During the recession, parents covered at least 45 percent of their children’s college costs, and the researchers found that homeowners were more apt to refinance their home or put a greater percentage of their discretionary funds toward these costs, expecting home prices to rise.
As a result, struggling households became financially overextended and 2.172 times more likely to experience foreclosure than homeowners without college-age children, write Faber and Rich. They also said college attendance led to a similar outcome, with odds of a foreclosure 2.079 times more likely.
“In either case, college expenditures supported by financial optimism—and a reliance on the increase in house prices—could have made households vulnerable during the Great Recession, as unemployment, underemployment (i.e., involuntary part-time work), a credit freeze, and reduced incomes made it harder to make mortgage payments,” read the report.

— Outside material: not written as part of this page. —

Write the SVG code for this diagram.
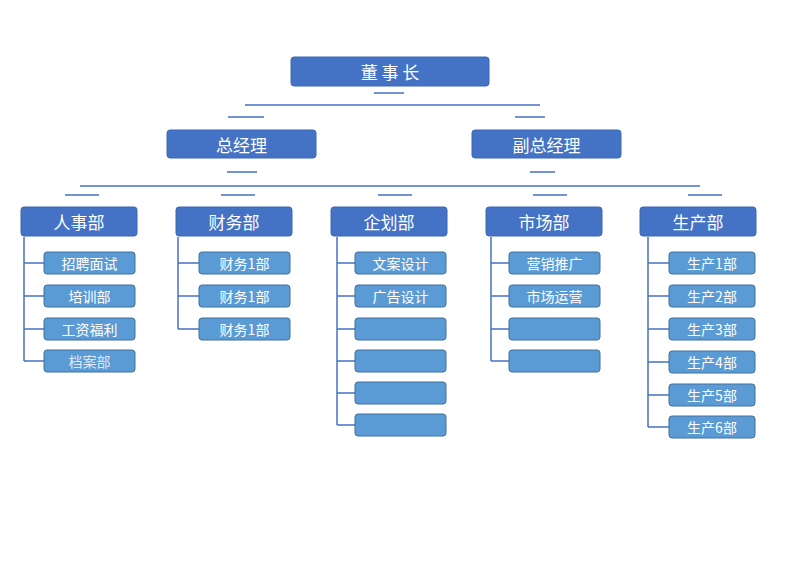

The researcher’s conclusions were backed up by the Panel Study of Income Dynamics, which determined that households with college students were more likely to experience foreclosure, “net of unemployment, income, having a high interest rate mortgage, race/ethnicity, region, education of the household head, marital status, and the presence of younger children.”
Faber and Rich said one solution for lowering homeowners’ risk of foreclosure as their children reach college age is to make the financial aid process more “transparent, flexible and sufficient” to help parents better plan and potentially lower their contributions.
Furthermore, the researchers say the government’s foreclosure prevention efforts need to go beyond mortgage terms to include a broader range of financial factors, such as the cost of college education.
“This warrants policy attention not only to risky home lending but also to other determinants of financial hazard — such as the cost of college attendance — that can overextend families and render us all vulnerable to future economic crises,” they write.